Um processo democrático que foi, muitas vezes, objecto de incompreensões pelos que como tal se proclamavam em Lisboa, principalmente a partir de 1820, quando liberais e ultraliberais, confundindo tradicionalismo com absolutismo, trataram de usurpar a plurissecular autonomia das instituições locais de autogoverno, comprimindo a autonomia do Senado, substituindo as entidades eleitas por funcionários de nomeação e usando, quase exclusivamente do poder de um delegado militar do poder central, o governador, essa entidade que efectivamente estava ligada à qualificação que os chineses lhe davam de cabeça de soldados.
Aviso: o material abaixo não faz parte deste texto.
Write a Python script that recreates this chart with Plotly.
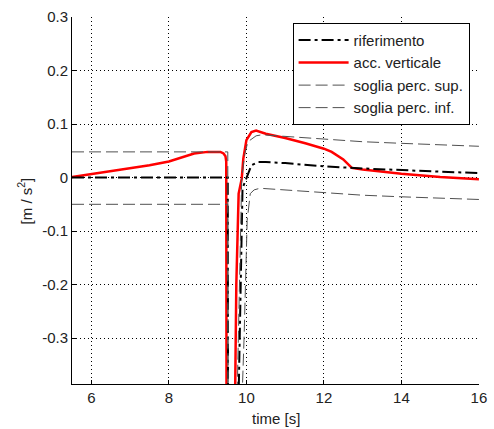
import plotly.graph_objects as go

# --- data ---
t_acc = [5.5, 6.0, 6.72, 7.5, 8.0, 8.4, 8.65, 9.0, 9.33, 9.41, 9.46, 9.48, 9.49, 9.68, 9.74,
         9.8, 9.88, 9.92, 10.0, 10.13, 10.25, 10.5, 11.0, 11.52, 12.0, 12.2, 12.5, 12.72,
         13.0, 14.0, 15.0, 16.0]
acc_vert = [0.001, 0.0065, 0.015, 0.023, 0.030, 0.040, 0.045, 0.048, 0.048, 0.045, 0.04, 0.03,
            -0.6, -0.6, -0.2, -0.03, -0.002, 0.035, 0.07, 0.085, 0.088, 0.082, 0.074, 0.064,
            0.054, 0.048, 0.034, 0.018, 0.015, 0.007, 0.001, -0.003]

t_ref = [5.5, 9.52, 9.53, 9.75, 9.9, 10.0, 10.13, 10.3, 10.5, 11.0, 12.0, 13.0, 14.0, 15.0, 16.0]
riferimento = [0.0, 0.0, -0.6, -0.6, -0.02, 0.0, 0.023, 0.029, 0.029, 0.027, 0.021, 0.017,
               0.0135, 0.011, 0.0085]

t_sup = [5.5, 9.52, 9.53, 9.72, 9.88, 9.96, 10.04, 10.25, 10.4, 11.0, 12.0, 13.0, 14.0, 15.0, 16.0]
soglia_sup = [0.048, 0.048, -0.55, -0.55, 0.0, 0.045, 0.067, 0.078, 0.08, 0.077, 0.071, 0.067,
              0.064, 0.061, 0.0585]

t_inf = [5.5, 9.52, 9.53, 9.78, 9.94, 10.02, 10.1, 10.2, 10.35, 11.0, 12.0, 13.0, 14.0, 15.0, 16.0]
soglia_inf = [-0.05, -0.05, -0.65, -0.65, -0.3, -0.08, -0.03, -0.023, -0.02, -0.023, -0.029,
              -0.033, -0.036, -0.039, -0.041]

x_ticks = [6, 8, 10, 12, 14, 16]
y_ticks = [-0.3, -0.2, -0.1, 0, 0.1, 0.2, 0.3]
y_ticktext = ["-0.3", "-0.2", "-0.1", "0", "0.1", "0.2", "0.3"]

FONT = "Liberation Sans, Arial, sans-serif"
GRAY = "#505050"
TXT = "#222222"

fig = go.Figure()
fig.add_trace(go.Scatter(x=t_acc, y=acc_vert, mode="lines", name="acc. verticale",
                         line=dict(color="#ff0000", width=2.5), legendrank=2))
fig.add_trace(go.Scatter(x=t_ref, y=riferimento, mode="lines", name="riferimento",
                         line=dict(color="black", width=2, dash="12px,4px,3px,4px"), legendrank=1))
fig.add_trace(go.Scatter(x=t_sup, y=soglia_sup, mode="lines", name="soglia perc. sup.",
                         line=dict(color=GRAY, width=1, dash="12px,5px"), legendrank=3))
fig.add_trace(go.Scatter(x=t_inf, y=soglia_inf, mode="lines", name="soglia perc. inf.",
                         line=dict(color=GRAY, width=1, dash="12px,5px"), legendrank=4))

axis_common = dict(showgrid=True, gridcolor="black", gridwidth=1, griddash="1px,3px",
                   zeroline=False, showline=True, linecolor="black", linewidth=1,
                   ticks="inside", ticklen=4, tickcolor="black", ticklabeloverflow="allow",
                   tickfont=dict(family=FONT, size=15, color=TXT))

fig.update_xaxes(range=[5.5, 16.002], tickvals=x_ticks, ticktext=[str(v) for v in x_ticks], **axis_common)
fig.update_yaxes(range=[-0.386, 0.3002], tickvals=y_ticks, ticktext=y_ticktext, **axis_common)

fig.update_layout(
    width=494, height=429,
    margin=dict(l=72, r=7, t=17, b=45),
    paper_bgcolor="white", plot_bgcolor="white",
    font=dict(family=FONT, size=15, color=TXT),
    showlegend=True,
    legend=dict(x=0.542, y=0.984, xanchor="left", yanchor="top",
                bgcolor="white", bordercolor="black", borderwidth=1,
                font=dict(family=FONT, size=15, color=TXT),
                itemwidth=50, tracegroupgap=0),
    annotations=[
        dict(text="time [s]", x=0.5, xref="paper", y=-(418 - 384) / 367.0, yref="paper",
             yanchor="middle", showarrow=False, font=dict(family=FONT, size=15, color=TXT)),
        dict(text="[m / s<sup>2</sup>]", x=-(72 - 24) / 415.0, xanchor="center", y=0.5,
             xref="paper", yref="paper", textangle=-90, showarrow=False,
             font=dict(family=FONT, size=15, color=TXT)),
    ],
)

fig.write_html("out.html")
Macau, que for a obra de comerciantes, navegadores, missionários, degredados e aventureiros, onde sempre faltaram os soldados, acabou por ser dominado, neste último século e meio, por oficiais graduados em políticos.

A partir do Marquês de Pombal e com os decretos de Joaquim António de Aguiar chegou a vaga do anticlericalismo, comprimindo e quase liquidando essa forma de extensão do poder português que era actuada pelas congregações religiosas, não faltando sequer que o poder lisboeta despachasse representantes das nossas associações secretas como delegados do poder central, que, brincando com o fogo das seitas chinesas do mesmo teor, quase conduziram ao desastre da nossa presença.

Não faltaram sequer, mais recentemente, alguns prosélitos portugueses de ideologias exóticas que tentaram um abandono em nome do internacionalismo, como se fosse possível ensinar o padre nosso ao vigário . Para vergonha da cabeça do Império, mas para bem do nome de Portugal,  valeu-nos a fidelidade, o sentido de honra e o respeito pelo princípio da continuidade das instituições históricas, manifestado por alguns filhos da terra e outros tantos chineses, bem como as excepções de alguns enviados de Lisboa, que conseguiram, apesar de tudo, vencer as tormentas do PREC e aquelas desditas corruptas da pós-revolução que procuraram em Macau algumas prebendas e outras tantas postas e postos para o sôfrego clientelismo dos detentores do poder lisboeta.